Data block:
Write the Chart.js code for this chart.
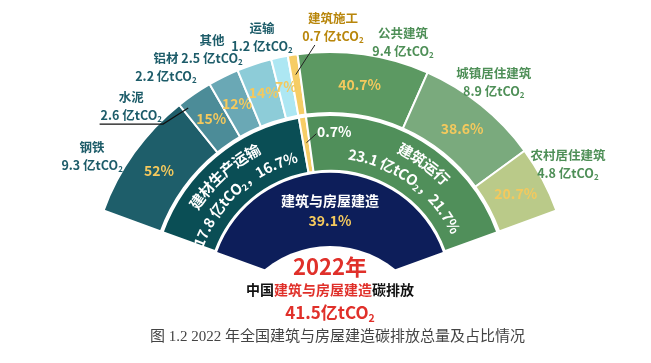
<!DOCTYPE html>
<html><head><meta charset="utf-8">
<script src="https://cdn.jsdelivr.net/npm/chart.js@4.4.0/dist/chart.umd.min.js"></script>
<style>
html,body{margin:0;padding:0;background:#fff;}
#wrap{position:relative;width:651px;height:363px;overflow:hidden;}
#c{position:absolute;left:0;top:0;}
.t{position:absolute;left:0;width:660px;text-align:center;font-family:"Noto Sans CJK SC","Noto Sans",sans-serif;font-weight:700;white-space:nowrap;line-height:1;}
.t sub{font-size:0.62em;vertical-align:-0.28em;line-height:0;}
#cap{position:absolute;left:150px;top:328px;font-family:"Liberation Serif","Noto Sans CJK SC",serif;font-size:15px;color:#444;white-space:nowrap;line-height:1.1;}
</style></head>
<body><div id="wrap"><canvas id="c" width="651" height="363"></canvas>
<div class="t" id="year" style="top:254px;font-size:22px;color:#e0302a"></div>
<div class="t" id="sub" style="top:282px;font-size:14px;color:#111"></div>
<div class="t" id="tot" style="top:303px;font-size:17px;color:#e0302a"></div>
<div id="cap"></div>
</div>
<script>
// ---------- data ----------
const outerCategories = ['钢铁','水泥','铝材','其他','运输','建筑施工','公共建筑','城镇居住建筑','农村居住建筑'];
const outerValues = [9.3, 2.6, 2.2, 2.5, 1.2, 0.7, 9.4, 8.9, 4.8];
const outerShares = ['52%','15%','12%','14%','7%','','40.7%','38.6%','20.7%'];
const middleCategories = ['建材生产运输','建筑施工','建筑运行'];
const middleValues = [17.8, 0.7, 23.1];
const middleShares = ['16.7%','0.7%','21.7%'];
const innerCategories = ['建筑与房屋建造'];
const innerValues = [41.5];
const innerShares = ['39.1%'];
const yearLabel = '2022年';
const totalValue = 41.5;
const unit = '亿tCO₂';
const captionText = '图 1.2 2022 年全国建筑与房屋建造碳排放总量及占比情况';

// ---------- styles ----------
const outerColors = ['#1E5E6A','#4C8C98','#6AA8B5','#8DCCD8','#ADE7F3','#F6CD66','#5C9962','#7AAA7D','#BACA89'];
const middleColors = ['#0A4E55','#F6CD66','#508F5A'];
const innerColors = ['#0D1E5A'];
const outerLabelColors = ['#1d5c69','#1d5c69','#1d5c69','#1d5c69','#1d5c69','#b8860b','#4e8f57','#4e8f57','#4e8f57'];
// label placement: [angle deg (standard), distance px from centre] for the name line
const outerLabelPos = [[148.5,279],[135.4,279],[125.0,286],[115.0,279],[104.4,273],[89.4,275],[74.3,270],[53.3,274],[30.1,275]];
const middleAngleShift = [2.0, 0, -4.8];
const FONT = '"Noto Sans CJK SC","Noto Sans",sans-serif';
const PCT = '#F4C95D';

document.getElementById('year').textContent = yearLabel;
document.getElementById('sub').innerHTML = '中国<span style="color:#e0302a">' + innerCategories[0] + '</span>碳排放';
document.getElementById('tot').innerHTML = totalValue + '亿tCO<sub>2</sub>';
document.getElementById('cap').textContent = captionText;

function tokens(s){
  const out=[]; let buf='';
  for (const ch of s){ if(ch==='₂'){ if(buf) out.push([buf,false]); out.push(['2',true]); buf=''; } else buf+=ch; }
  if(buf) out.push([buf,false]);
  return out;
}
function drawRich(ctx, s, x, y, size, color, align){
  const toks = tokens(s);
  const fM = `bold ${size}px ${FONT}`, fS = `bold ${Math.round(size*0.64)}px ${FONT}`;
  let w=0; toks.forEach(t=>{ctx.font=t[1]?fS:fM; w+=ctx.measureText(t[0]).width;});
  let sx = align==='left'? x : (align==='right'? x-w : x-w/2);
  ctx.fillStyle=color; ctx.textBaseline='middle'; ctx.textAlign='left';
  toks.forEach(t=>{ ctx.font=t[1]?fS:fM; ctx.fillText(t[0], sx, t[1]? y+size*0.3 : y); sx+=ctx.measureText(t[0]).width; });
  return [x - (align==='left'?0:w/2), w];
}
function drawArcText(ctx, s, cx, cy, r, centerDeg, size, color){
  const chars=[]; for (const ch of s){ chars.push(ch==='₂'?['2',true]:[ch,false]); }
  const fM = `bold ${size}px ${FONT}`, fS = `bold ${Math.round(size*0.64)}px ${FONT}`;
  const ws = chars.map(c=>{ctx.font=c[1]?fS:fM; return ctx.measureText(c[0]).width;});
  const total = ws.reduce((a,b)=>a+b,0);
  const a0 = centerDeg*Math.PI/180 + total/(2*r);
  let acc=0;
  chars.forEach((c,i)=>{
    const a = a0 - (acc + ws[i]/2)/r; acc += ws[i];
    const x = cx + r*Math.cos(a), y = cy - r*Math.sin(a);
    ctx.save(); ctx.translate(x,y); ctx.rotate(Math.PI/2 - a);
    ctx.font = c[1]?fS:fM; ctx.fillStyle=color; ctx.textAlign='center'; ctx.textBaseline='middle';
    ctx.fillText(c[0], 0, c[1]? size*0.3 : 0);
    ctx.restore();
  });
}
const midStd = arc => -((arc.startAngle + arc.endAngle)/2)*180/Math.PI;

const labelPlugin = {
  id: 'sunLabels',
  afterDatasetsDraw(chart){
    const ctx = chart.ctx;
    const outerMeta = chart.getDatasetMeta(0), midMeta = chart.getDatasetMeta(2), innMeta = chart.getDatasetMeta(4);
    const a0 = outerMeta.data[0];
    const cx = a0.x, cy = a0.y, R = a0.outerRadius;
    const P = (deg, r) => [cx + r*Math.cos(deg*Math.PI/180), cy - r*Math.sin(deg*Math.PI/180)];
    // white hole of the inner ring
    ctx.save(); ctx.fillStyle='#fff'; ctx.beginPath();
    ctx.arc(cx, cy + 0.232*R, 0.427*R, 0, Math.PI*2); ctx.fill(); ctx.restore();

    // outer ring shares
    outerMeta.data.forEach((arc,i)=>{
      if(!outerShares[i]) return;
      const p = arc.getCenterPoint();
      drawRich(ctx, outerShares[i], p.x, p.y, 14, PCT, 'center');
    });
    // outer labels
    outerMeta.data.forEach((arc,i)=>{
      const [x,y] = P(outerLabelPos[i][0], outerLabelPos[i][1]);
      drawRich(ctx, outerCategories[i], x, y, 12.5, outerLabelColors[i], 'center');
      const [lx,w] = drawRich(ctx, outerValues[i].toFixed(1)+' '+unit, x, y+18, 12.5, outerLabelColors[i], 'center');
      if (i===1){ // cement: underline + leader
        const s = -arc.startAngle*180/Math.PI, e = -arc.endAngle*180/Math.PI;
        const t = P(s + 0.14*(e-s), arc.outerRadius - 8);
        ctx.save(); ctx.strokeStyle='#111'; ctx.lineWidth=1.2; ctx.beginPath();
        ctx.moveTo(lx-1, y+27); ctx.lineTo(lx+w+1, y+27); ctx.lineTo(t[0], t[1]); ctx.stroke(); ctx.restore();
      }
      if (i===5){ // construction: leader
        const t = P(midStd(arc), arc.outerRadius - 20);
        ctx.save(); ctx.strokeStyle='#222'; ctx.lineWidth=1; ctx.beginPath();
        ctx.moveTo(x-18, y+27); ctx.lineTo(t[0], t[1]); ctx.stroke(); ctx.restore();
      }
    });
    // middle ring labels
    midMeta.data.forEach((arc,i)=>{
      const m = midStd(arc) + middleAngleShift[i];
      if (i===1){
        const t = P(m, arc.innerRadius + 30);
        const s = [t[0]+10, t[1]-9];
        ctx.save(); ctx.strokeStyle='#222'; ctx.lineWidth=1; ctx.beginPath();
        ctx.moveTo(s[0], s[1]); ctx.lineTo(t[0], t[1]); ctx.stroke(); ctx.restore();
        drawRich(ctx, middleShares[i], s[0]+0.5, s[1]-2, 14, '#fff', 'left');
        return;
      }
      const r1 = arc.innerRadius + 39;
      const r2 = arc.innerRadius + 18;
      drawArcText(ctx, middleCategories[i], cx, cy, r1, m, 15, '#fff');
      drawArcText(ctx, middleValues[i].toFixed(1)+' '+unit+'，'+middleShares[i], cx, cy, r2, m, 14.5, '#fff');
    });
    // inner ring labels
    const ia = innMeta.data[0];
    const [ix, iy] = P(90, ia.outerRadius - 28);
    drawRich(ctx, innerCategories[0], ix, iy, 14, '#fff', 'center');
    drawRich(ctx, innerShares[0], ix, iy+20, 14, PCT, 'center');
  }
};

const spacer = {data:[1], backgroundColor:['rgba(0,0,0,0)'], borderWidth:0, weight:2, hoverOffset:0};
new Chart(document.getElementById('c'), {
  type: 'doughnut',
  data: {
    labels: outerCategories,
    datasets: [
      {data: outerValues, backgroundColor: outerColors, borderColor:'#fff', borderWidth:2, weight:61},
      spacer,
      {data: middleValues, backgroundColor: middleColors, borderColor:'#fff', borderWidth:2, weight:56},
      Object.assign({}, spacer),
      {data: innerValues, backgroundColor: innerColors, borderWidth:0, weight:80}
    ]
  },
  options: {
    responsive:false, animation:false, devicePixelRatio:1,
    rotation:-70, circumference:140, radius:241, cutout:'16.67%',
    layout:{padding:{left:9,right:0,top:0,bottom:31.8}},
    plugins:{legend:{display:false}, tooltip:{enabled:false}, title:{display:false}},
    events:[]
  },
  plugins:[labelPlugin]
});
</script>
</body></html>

Exercise requirements: Omit the pictures, then repeat exactly each line from the beginning of the listing through the line with "const captionText = '图".

Exercise response:
Write the Chart.js code for this chart.
<!DOCTYPE html>
<html><head><meta charset="utf-8">
<script src="https://cdn.jsdelivr.net/npm/chart.js@4.4.0/dist/chart.umd.min.js"></script>
<style>
html,body{margin:0;padding:0;background:#fff;}
#wrap{position:relative;width:651px;height:363px;overflow:hidden;}
#c{position:absolute;left:0;top:0;}
.t{position:absolute;left:0;width:660px;text-align:center;font-family:"Noto Sans CJK SC","Noto Sans",sans-serif;font-weight:700;white-space:nowrap;line-height:1;}
.t sub{font-size:0.62em;vertical-align:-0.28em;line-height:0;}
#cap{position:absolute;left:150px;top:328px;font-family:"Liberation Serif","Noto Sans CJK SC",serif;font-size:15px;color:#444;white-space:nowrap;line-height:1.1;}
</style></head>
<body><div id="wrap"><canvas id="c" width="651" height="363"></canvas>
<div class="t" id="year" style="top:254px;font-size:22px;color:#e0302a"></div>
<div class="t" id="sub" style="top:282px;font-size:14px;color:#111"></div>
<div class="t" id="tot" style="top:303px;font-size:17px;color:#e0302a"></div>
<div id="cap"></div>
</div>
<script>
// ---------- data ----------
const outerCategories = ['钢铁','水泥','铝材','其他','运输','建筑施工','公共建筑','城镇居住建筑','农村居住建筑'];
const outerValues = [9.3, 2.6, 2.2, 2.5, 1.2, 0.7, 9.4, 8.9, 4.8];
const outerShares = ['52%','15%','12%','14%','7%','','40.7%','38.6%','20.7%'];
const middleCategories = ['建材生产运输','建筑施工','建筑运行'];
const middleValues = [17.8, 0.7, 23.1];
const middleShares = ['16.7%','0.7%','21.7%'];
const innerCategories = ['建筑与房屋建造'];
const innerValues = [41.5];
const innerShares = ['39.1%'];
const yearLabel = '2022年';
const totalValue = 41.5;
const unit = '亿tCO₂';
const captionText = '图 1.2 2022 年全国建筑与房屋建造碳排放总量及占比情况';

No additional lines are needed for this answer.